2013 Gravity
Von Hubert Keßler
Gravity - Ein berauschender Film mit vielen Soundeffekten: was aber ist die Botschaft?
Astronaut Matt Kowalsky (Georg Cloony)wird kurz vor seinem Ruhestand das letzte Mal in den Weltraum geschickt. Begleitet
wird er von der Bio-Medizinerin Dr. Ryan Stone (Sandra Bullock), die hier ihre erste Erfahrung im Weltall sammeln soll.
Was routinmässig beginnt, wird zum Horrortripp.
Man brauchte zunächst einmal den Abstand zum Film, um ihn beurteilen zu können. Durch die Machart wird man als Zuschauer
in eine Spannung hineinversetzt, die es einem schier unmöglich macht, auch Betrachter zu bleiben.
Das Wort „Gravity“ gibt einem eine erste Orientierung in diesem Sog, der sowohl von den faszinierenden Bildern des
Kosmos als auch von dem Trudeln des Erschreckens angesichts der Zerbrechlichkeit des menschlichen Lebens ausgeht. Die
Existenz im Weltraum bildet die filmische Metapher dafür. Der Film verortet sich im Spiel zwischen der Schwerelosigkeit
des Weltraumlebens und dieser Schwerkraft (gravity) der Hinfälligkeit der menschlichen Existenz. Und letztere im
doppelten Sinne: Einerseits die Technik, die nicht alles im Griff haben kann und andererseits das Glück des Leben, das
man nicht festhalten kann.
- Die Technikverliebtheit und –verspieltheit – der Machart des Filmes –z.T. bis ins unrealistische verzerrt –
unterstreicht die technische Fragilität angesichts der anfliegenden Schrotteile eines zerstörten russischen Satelliten.

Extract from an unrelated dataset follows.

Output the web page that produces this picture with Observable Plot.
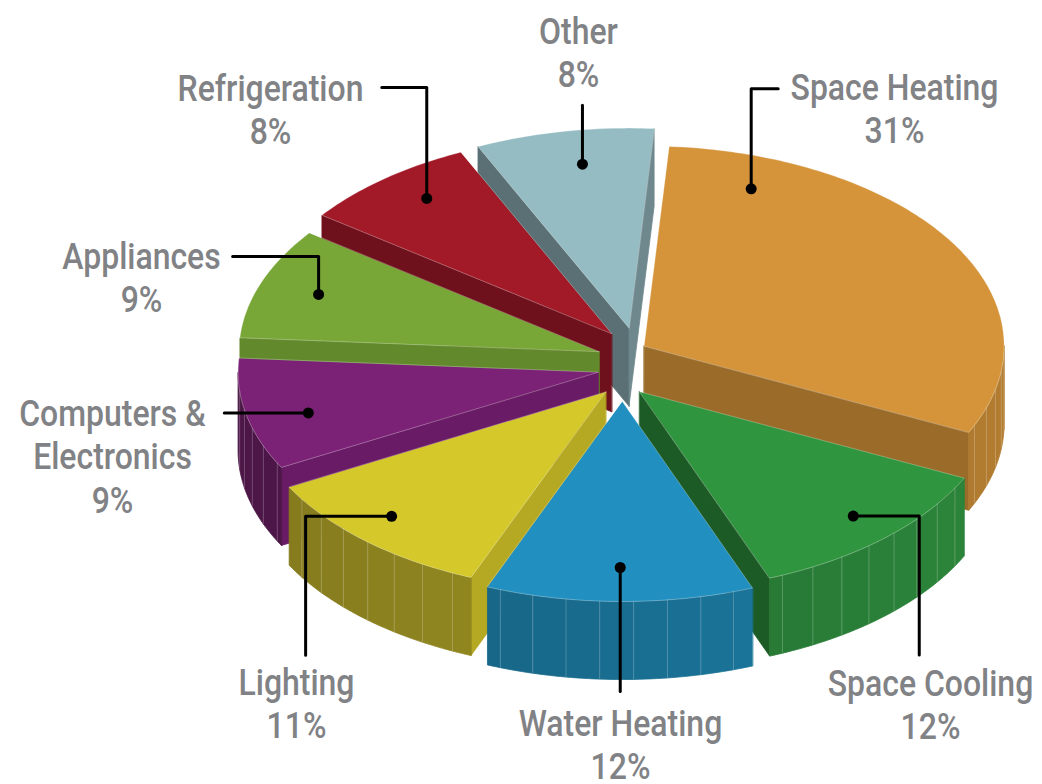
<!DOCTYPE html>
<html>
<head>
<meta charset="utf-8">
<script src="https://cdn.jsdelivr.net/npm/d3@7"></script>
<script src="https://cdn.jsdelivr.net/npm/@observablehq/plot@0.6"></script>
<style>
  html, body { margin: 0; padding: 0; background: #ffffff; }
  #chart { width: 1042px; height: 784px; }
</style>
</head>
<body>
<div id="chart"></div>
<script>
// ---------------- data ----------------
const categories = ["Space Heating", "Space Cooling", "Water Heating", "Lighting",
  "Computers & Electronics", "Appliances", "Refrigeration", "Other"];
const labelTexts = ["Space Heating", "Space Cooling", "Water Heating", "Lighting",
  "Computers &\nElectronics", "Appliances", "Refrigeration", "Other"];
const shares = [31, 12, 12, 11, 9, 9, 8, 8];

// ---------------- palette ----------------
const topColors    = ["#D5943A", "#2F963F", "#2190C0", "#D4C82A", "#7B2277", "#78A637", "#A21A27", "#94BCC2"];
const sideColors   = ["#B27C30", "#2A8038", "#196D90", "#8A801F", "#4C1647", "#5F892B", "#6F111C", "#5A7075"];
const radialColors = ["#9A6B29", "#1C5B26", "#176382", "#B5A823", "#6A1B65", "#628A2C", "#6F111C", "#5A7075"];

// ---------------- layout ----------------
const W = 1042, H = 784;
const CX = 622, CY = 364, RX = 360, RY = 200, DEPTH = 78, EX = 25, EY = 37, START_DEG = 4, FACET = 5.4;
const explodeNudge = {"Other": [11, 0], "Refrigeration": [5, -2]};
const labelLayout = {
  "Space Heating":           {x: 894, base: 99,  dotFrac: 0.15, dotR: 0.84, leader: [[0, 0], [0, -100], [27, -100]]},
  "Space Cooling":           {x: 930, base: 695, dotFrac: 0.48, dotR: 0.86, leader: [[0, 0], [66, 0], [66, 139]]},
  "Water Heating":           {x: 620, base: 735, dotFrac: 0.5,  dotR: 0.83, leader: [[0, 0], [0, 124]]},
  "Lighting":                {x: 296, base: 694, dotFrac: 0.55, dotR: 0.86, leader: [[0, 0], [-86, 0], [-86, 139]]},
  "Computers & Electronics": {x: 112, base: 425, dotFrac: 0.44, dotR: 0.83, leader: [[0, 0], [-84, 0]]},
  "Appliances":              {x: 141, base: 268, dotFrac: 0.5,  dotR: 0.83, leader: [[0, 0], [0, -38], [-86, -38]]},
  "Refrigeration":           {x: 270, base: 100, dotFrac: 0.57, dotR: 0.85, leader: [[0, 0], [0, -111], [-45, -111]]},
  "Other":                   {x: 578, base: 43,  dotFrac: 0.55, dotR: 0.83, leader: [[0, 0], [0, -59]]}
};
const FONT_SIZE = 37, LINE_H = 44, REF_WIDTH_SPACE_HEATING = 208;
const FONT_FAMILY = "Roboto, 'Liberation Sans', sans-serif", FONT_WEIGHT = 500;

// ---------------- geometry ----------------
const rad = d => d * Math.PI / 180;
const total = d3.sum(shares);
let acc = START_DEG;
const slices = categories.map((c, i) => {
  const a0 = acc, a1 = acc + shares[i] / total * 360;
  acc = a1;
  const m = (a0 + a1) / 2;
  const [nx, ny] = explodeNudge[c] ?? [0, 0];
  const apex = [CX + EX * Math.sin(rad(m)) + nx, CY - EY * Math.cos(rad(m)) + ny];
  return {i, c, a0, a1, m, apex};
});
const rim = (s, a, r = 1, dz = 0) => [s.apex[0] + r * RX * Math.sin(rad(a)), s.apex[1] - r * RY * Math.cos(rad(a)) + dz];
const arc = (s, b0, b1, dz = 0) => {
  const n = Math.max(2, Math.ceil(Math.abs(b1 - b0)));
  return d3.range(n + 1).map(k => rim(s, b0 + (b1 - b0) * k / n, 1, dz));
};

function facesOf(s) {
  const faces = [];
  const radial = a => [s.apex, rim(s, a), rim(s, a, 1, DEPTH), [s.apex[0], s.apex[1] + DEPTH]];
  let rc = 0;
  if (Math.sin(rad(s.a0)) < -1e-6) {
    faces.push({pts: radial(s.a0), fill: radialColors[s.i], stroke: radialColors[s.i]});
    rc++;
  }
  if (Math.sin(rad(s.a1)) > 1e-6) {
    const col = rc ? d3.color(radialColors[s.i]).brighter(0.55).formatHex() : radialColors[s.i];
    faces.push({pts: radial(s.a1), fill: col, stroke: col});
  }
  const lines = [];
  const v0 = Math.max(s.a0, 90), v1 = Math.min(s.a1, 270);
  if (v1 > v0) {
    const cuts = [v0];
    for (let b = Math.ceil(v0 / FACET) * FACET; b < v1; b += FACET) if (b - v0 > 0.8 && v1 - b > 0.8) cuts.push(b);
    cuts.push(v1);
    const vm = Math.sin(rad((v0 + v1) / 2));
    for (let k = 0; k < cuts.length - 1; k++) {
      const b0 = cuts[k], b1 = cuts[k + 1], mid = (b0 + b1) / 2;
      const shade = -0.45 * (Math.sin(rad(mid)) - vm);
      const col = d3.color(sideColors[s.i]).darker(shade).formatHex();
      faces.push({pts: [...arc(s, b0, b1), ...arc(s, b1, b0, DEPTH)], fill: col, stroke: col});
      if (k > 0) lines.push([rim(s, b0), rim(s, b0, 1, DEPTH)]);
    }
  }
  faces.push({pts: [s.apex, ...arc(s, s.a0, s.a1)], fill: topColors[s.i], stroke: "rgba(255,255,255,0.35)"});
  return {faces, lines};
}

const order = slices.slice().sort((p, q) => Math.cos(rad(q.m)) - Math.cos(rad(p.m)));
const marks = [];
for (const s of order) {
  const {faces, lines} = facesOf(s);
  const rows = faces.flatMap((f, j) => f.pts.map(p => ({x: p[0], y: p[1], z: `${s.i}-${j}`, fill: f.fill, stroke: f.stroke})));
  marks.push(Plot.line(rows, {x: "x", y: "y", z: "z", fill: "fill", stroke: "stroke", strokeWidth: 0.8, curve: "linear-closed"}));
  const lrows = lines.flatMap((l, j) => l.map(p => ({x: p[0], y: p[1], z: j})));
  if (lrows.length) marks.push(Plot.line(lrows, {x: "x", y: "y", z: "z", stroke: "#ffffff", strokeOpacity: 0.22, strokeWidth: 1}));
}

// annotations
const dots = slices.map(s => {
  const L = labelLayout[s.c];
  const a = s.a0 + (s.a1 - s.a0) * L.dotFrac;
  const p = rim(s, a, L.dotR);
  return {c: s.c, x: p[0], y: p[1]};
});
const leaderRows = dots.flatMap(d => labelLayout[d.c].leader.map(([dx, dy]) => ({c: d.c, x: d.x + dx, y: d.y + dy})));
const lineHeightEm = LINE_H / FONT_SIZE;
// Plot places the first baseline at y + 0.71 * lineHeight em for lineAnchor "top"
const labelRows = categories.map((c, i) => ({
  x: labelLayout[c].x,
  y: labelLayout[c].base - 0.71 * lineHeightEm * FONT_SIZE,
  text: `${labelTexts[i]}\n${shares[i]}%`
}));

marks.push(Plot.line(leaderRows, {x: "x", y: "y", z: "c", stroke: "#000000", strokeWidth: 3}));
marks.push(Plot.dot(dots, {x: "x", y: "y", r: 5.5, fill: "#000000"}));
marks.push(Plot.text(labelRows, {
  x: "x", y: "y", text: "text", textAnchor: "middle", lineAnchor: "top",
  lineHeight: lineHeightEm, fontSize: FONT_SIZE, fill: "#818285",
  fontFamily: FONT_FAMILY, fontWeight: FONT_WEIGHT
}));

const chart = Plot.plot({
  width: W, height: H, margin: 0,
  x: {domain: [0, W], range: [0, W], axis: null},
  y: {domain: [0, H], range: [0, H], axis: null},
  color: {type: "identity"},
  style: {background: "#ffffff", overflow: "visible"},
  marks
});
document.getElementById("chart").append(chart);

// condense the label glyphs horizontally (condensed typeface look)
function condense() {
  const ctx = document.createElement("canvas").getContext("2d");
  ctx.font = `${FONT_WEIGHT} ${FONT_SIZE}px ${FONT_FAMILY}`;
  const sx = REF_WIDTH_SPACE_HEATING / ctx.measureText("Space Heating").width;
  const texts = chart.querySelectorAll('g[aria-label="text"] text');
  texts.forEach((t, i) => {
    const cx = labelRows[i].x;
    const orig = t.getAttribute("data-orig-transform") ?? (t.getAttribute("transform") || "");
    t.setAttribute("data-orig-transform", orig);
    t.setAttribute("transform", `translate(${cx},0) scale(${sx},1) translate(${-cx},0) ${orig}`);
  });
}
condense();
if (document.fonts && document.fonts.ready) document.fonts.ready.then(condense);
</script>
</body>
</html>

Fortschrittsgläubigkeit wird auf den Boden der Tatsachen heruntergeholt. Diesem Geschehen wird (etwas zu) viel Raum
gegeben.
- Die Geschichte von Stone, die ihr verlorenes Glück, den Tod ihrer Tochter Sara nicht loslassen kann und darum diese
Mission in einer Art Flucht angenommen hat. Angedeutet in einer kurzen Antwort, die sie Kowalski gibt:
„Matt Kowalski: “Mmm?” So what do you like about being up here?
Regie: She hesitates – trying sincerely to articulate her feelings as we GAZE down at the silent planet below.
Ryan Stone: The silence. (beat) I could get used to
it”. (http://zukunftsdrehbuch.wordpress.com/2014/03/30/gravity-das-drehbuch/)
Diese existentiellen Bedrohungen werden auf fesselnde Weise inszeniert und bilden wohl die zentrale Botschaft des
Filmes, welche Antworten jedoch gibt er durch die beiden Hauptpersonen:
Matt Kowalski will noch einen Rekord aufstellen, nämlich den für den längsten freien Flug eines einzelnen Menschen im
Weltraum. Es hat zunächst was lustig komisches, gewinnt aber in den Worten des Sterbenden was heroisch/zynisches.
Nachdem er die Leine gekappt hat, damit Stone überlebt, sagt er:
I’m going to break Anatoly’s record, and I think mine’s going to stand for a long, long time.
Ein uneigennütziges Lebensopfer, für das der aufgestellte Rekord niemals eine angemessene Antwort sein kann.
Daraufhin mutiert der Film beim Überlebenskampf von Ryan zum Selbstgespräch, durchbrochen durch viele symbolische
Andeutungen, unter anderem einem Christopherus und Buddha, in denen mögliche Antworten aufscheinen könnten, die jedoch
letztlich unerreichbar sind. Das zeigt der kurze Gedanke von Ryan Stone:
RYAN (CONT’D)
But the thing is… I’m still scared. (ängstlich) I’m really scared…
Regie: She rolls in space and stares upwards…
RYAN (CONT’D)
No one will mourn me. No one will pray for my soul. Will you mourn me, Aningang? Is it too late to say a prayer? I’d say
one for myself, but I have never prayed in my life… no one
ever taught me how…
Regie: The tune is lyrical and soothing, tinged with a touch of melancholy.
RYAN (CONT’D)No one ever taught me how…
So zeigt der Film auf durchaus geniale Weise letztlich den ´modernen Menschen`, der zwar durch mancherlei existentielle
Herausforderungen grundlegend menschliche Fragen wiederentdeckt, jedoch letztlich keinen Weg kennt, diese Spur
aufzunehmen und ihr zu folgen. Als gäbe es eine Schwerkraft, die diese Fragen und diesen Weg nicht zulässt. So ist die
Schlussszene des Filmes geradezu symbolisch: Der Mensch befindet sich mit Ryan im Landeanflug zur Erde auf der Ebene
eines „pragmatischen try and error“, der dann halt irgendwie überlebt.
Übersetzt man das Wort Gravity mit Gravität im Sinne von Ansehen und Würde, so fällt einem ein Steve Macquin ein, der
den Skalven Northup sagen lässt: “Ich will nicht bloß überleben, ich will leben.”